## What to do
Lines from the one containing "Write the matplotlib code for this chart." to the one containing "fig = plt.figure(figsize=(W", both lines included, are to be extracted exactly from the data below; pictures are excluded.

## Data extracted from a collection
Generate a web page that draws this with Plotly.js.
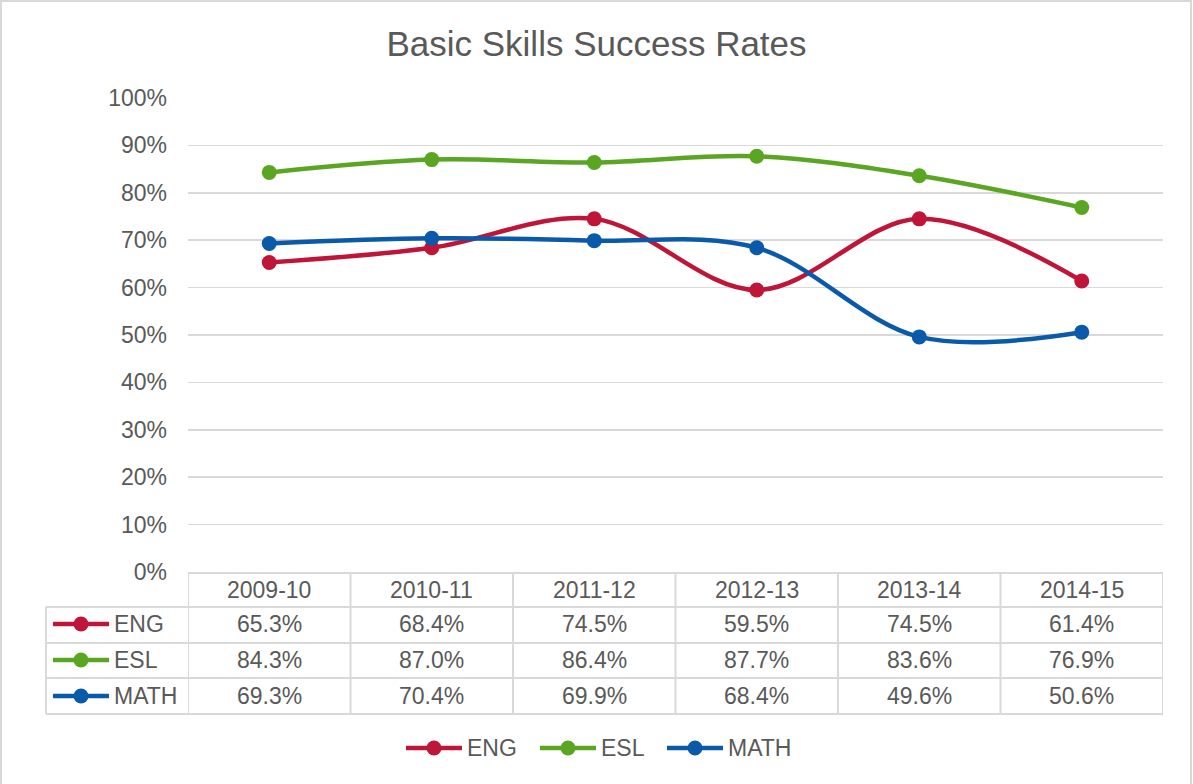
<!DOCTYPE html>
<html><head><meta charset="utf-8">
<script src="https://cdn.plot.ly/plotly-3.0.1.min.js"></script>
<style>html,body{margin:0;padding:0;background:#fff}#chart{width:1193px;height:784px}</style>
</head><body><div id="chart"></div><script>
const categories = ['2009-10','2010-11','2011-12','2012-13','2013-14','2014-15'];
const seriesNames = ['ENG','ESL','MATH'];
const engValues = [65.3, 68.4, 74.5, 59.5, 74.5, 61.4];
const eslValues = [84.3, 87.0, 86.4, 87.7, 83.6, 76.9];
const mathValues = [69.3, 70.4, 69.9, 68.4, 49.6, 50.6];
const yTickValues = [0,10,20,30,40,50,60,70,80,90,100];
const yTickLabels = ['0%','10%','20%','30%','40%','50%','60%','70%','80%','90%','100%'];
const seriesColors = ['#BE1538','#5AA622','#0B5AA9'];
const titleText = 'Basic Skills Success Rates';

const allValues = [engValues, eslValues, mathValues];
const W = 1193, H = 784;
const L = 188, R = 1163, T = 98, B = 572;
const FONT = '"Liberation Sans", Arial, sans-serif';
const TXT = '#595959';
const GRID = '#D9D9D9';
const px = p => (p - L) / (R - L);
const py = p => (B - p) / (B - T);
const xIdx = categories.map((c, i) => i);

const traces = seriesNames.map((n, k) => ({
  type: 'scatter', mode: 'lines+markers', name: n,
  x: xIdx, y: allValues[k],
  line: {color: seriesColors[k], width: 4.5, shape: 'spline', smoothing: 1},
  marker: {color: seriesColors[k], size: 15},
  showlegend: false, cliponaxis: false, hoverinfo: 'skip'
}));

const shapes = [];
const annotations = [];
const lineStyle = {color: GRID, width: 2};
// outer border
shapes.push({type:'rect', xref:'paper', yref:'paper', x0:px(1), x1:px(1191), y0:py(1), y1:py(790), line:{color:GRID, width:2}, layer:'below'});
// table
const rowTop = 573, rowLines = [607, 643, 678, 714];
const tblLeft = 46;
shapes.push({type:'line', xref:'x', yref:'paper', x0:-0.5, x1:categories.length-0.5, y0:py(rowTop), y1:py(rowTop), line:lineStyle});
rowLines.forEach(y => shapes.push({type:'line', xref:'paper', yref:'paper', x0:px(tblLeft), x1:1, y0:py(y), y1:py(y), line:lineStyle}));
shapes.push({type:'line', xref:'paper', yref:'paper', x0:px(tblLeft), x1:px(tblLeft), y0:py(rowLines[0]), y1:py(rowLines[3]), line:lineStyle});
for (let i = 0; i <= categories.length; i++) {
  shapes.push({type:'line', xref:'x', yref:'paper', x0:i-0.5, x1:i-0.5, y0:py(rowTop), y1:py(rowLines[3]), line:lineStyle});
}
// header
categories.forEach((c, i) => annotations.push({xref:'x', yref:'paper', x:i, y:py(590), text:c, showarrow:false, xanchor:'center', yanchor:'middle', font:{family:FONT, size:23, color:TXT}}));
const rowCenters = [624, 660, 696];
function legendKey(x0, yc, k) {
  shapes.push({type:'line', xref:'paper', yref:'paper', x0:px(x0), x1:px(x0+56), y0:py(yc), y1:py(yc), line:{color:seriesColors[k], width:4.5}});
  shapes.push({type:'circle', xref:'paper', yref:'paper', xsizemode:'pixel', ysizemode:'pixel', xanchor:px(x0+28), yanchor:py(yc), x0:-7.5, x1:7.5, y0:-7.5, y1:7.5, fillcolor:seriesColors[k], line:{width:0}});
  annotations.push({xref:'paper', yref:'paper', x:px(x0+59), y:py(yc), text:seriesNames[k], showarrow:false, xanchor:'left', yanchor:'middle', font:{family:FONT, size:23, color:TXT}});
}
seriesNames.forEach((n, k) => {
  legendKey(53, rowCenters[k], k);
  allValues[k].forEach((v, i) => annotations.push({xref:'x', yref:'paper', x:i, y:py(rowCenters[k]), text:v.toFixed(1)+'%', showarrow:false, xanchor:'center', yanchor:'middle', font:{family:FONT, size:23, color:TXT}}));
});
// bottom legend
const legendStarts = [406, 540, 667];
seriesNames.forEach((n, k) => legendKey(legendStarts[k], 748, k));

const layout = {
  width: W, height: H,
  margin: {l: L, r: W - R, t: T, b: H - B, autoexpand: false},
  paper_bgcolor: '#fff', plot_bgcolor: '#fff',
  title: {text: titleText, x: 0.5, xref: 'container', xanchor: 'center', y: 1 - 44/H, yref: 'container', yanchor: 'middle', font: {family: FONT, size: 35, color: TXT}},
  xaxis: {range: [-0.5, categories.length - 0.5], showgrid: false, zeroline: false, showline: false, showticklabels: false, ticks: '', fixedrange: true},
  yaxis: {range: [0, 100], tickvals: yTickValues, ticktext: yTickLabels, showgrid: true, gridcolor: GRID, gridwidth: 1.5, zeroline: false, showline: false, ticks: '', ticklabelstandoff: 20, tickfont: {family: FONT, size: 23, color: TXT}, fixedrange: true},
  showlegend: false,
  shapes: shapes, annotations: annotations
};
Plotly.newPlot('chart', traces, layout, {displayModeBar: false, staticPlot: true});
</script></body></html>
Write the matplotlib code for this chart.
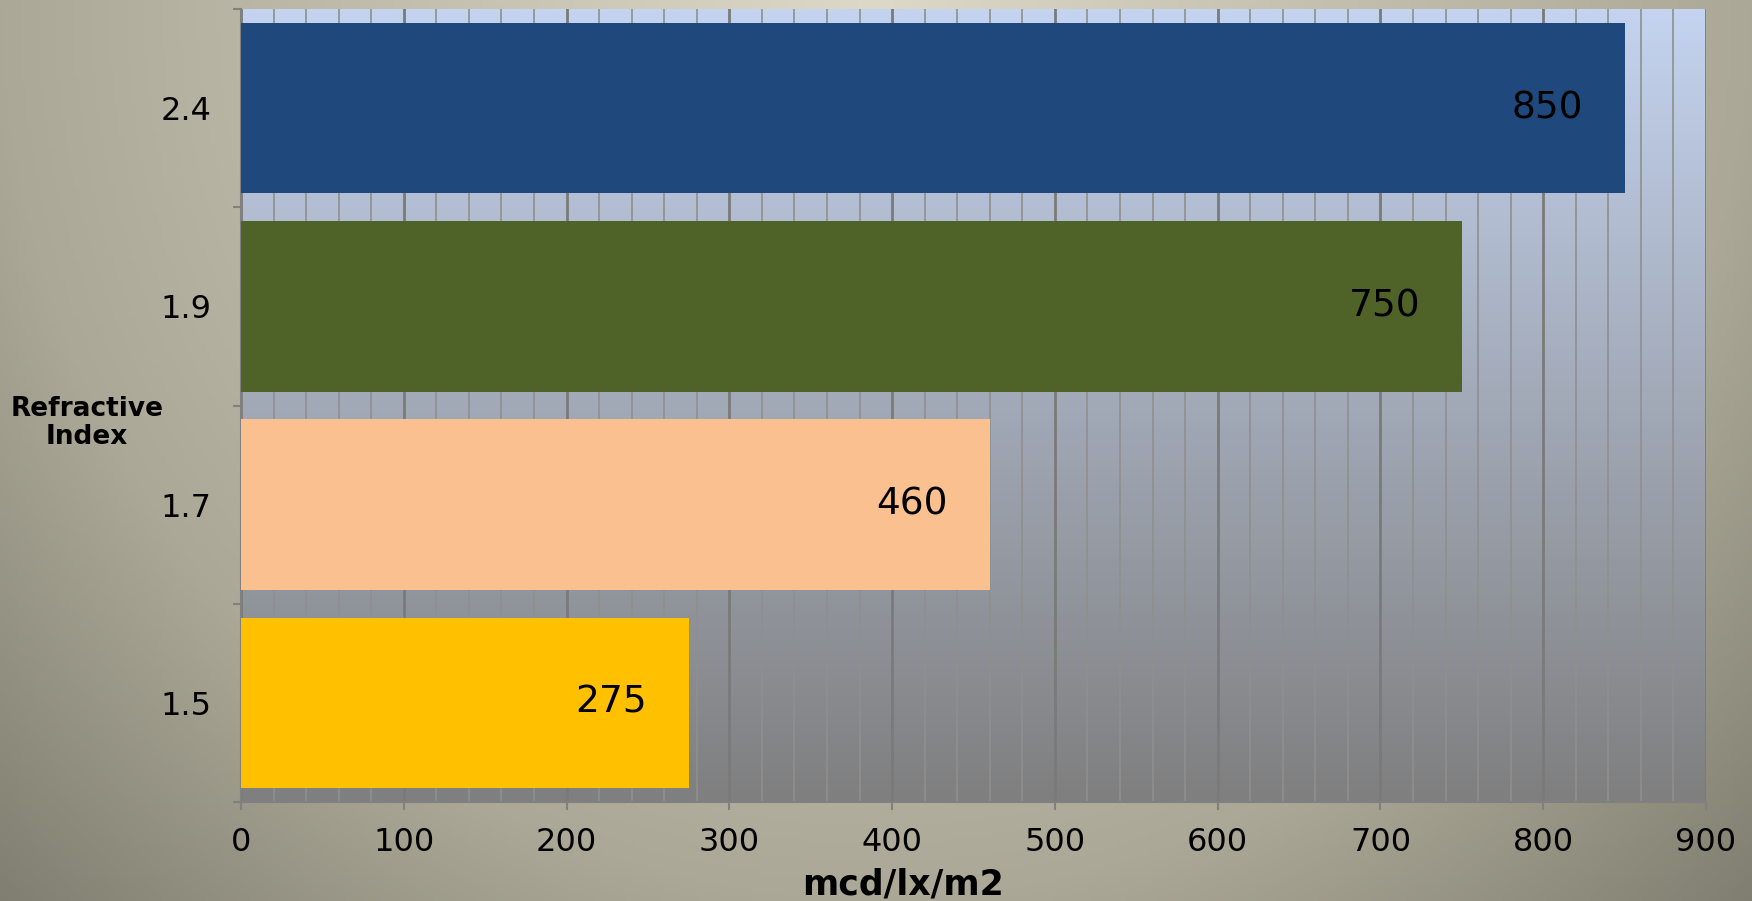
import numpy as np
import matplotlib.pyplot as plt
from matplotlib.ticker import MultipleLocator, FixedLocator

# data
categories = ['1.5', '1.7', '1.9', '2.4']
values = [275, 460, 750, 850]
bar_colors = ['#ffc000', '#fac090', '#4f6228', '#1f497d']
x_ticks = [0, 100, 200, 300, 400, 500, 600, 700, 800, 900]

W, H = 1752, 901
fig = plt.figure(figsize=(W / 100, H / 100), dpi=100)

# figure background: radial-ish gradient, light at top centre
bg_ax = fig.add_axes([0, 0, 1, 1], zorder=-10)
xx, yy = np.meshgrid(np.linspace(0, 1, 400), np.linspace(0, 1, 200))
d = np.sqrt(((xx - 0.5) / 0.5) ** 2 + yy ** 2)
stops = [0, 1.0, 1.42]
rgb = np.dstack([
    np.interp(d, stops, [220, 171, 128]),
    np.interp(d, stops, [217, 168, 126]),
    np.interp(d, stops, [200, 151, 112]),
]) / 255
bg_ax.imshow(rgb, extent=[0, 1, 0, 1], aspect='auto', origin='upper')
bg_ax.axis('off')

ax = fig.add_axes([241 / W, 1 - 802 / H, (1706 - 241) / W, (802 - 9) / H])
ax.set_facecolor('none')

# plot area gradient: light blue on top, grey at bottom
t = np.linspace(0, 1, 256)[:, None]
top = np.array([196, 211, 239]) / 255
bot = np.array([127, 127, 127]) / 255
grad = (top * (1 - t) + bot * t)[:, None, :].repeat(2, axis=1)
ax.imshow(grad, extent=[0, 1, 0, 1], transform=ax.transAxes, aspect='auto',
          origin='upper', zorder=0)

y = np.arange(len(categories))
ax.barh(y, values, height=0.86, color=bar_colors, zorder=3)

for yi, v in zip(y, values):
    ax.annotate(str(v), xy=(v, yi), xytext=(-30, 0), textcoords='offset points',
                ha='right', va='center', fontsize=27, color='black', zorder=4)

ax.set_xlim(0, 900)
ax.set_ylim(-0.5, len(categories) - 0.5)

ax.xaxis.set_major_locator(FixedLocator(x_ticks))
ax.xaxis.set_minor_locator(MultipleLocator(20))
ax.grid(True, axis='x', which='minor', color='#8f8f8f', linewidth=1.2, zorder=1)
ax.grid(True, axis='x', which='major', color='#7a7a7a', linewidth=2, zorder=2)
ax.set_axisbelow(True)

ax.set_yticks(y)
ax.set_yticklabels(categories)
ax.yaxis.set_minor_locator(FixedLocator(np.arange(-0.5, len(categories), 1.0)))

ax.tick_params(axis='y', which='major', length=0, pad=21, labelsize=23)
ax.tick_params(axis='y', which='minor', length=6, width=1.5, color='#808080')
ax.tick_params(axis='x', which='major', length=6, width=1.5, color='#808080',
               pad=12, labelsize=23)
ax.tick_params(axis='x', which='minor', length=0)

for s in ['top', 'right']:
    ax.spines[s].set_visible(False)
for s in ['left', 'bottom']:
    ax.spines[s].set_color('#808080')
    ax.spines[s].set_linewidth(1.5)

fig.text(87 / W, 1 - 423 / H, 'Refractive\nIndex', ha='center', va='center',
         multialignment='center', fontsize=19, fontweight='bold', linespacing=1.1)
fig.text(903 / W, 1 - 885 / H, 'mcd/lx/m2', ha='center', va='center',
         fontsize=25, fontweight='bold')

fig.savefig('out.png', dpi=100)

## Output for this exercise
Write the matplotlib code for this chart.
import numpy as np
import matplotlib.pyplot as plt
from matplotlib.ticker import MultipleLocator, FixedLocator

# data
categories = ['1.5', '1.7', '1.9', '2.4']
values = [275, 460, 750, 850]
bar_colors = ['#ffc000', '#fac090', '#4f6228', '#1f497d']
x_ticks = [0, 100, 200, 300, 400, 500, 600, 700, 800, 900]

W, H = 1752, 901
fig = plt.figure(figsize=(W / 100, H / 100), dpi=100)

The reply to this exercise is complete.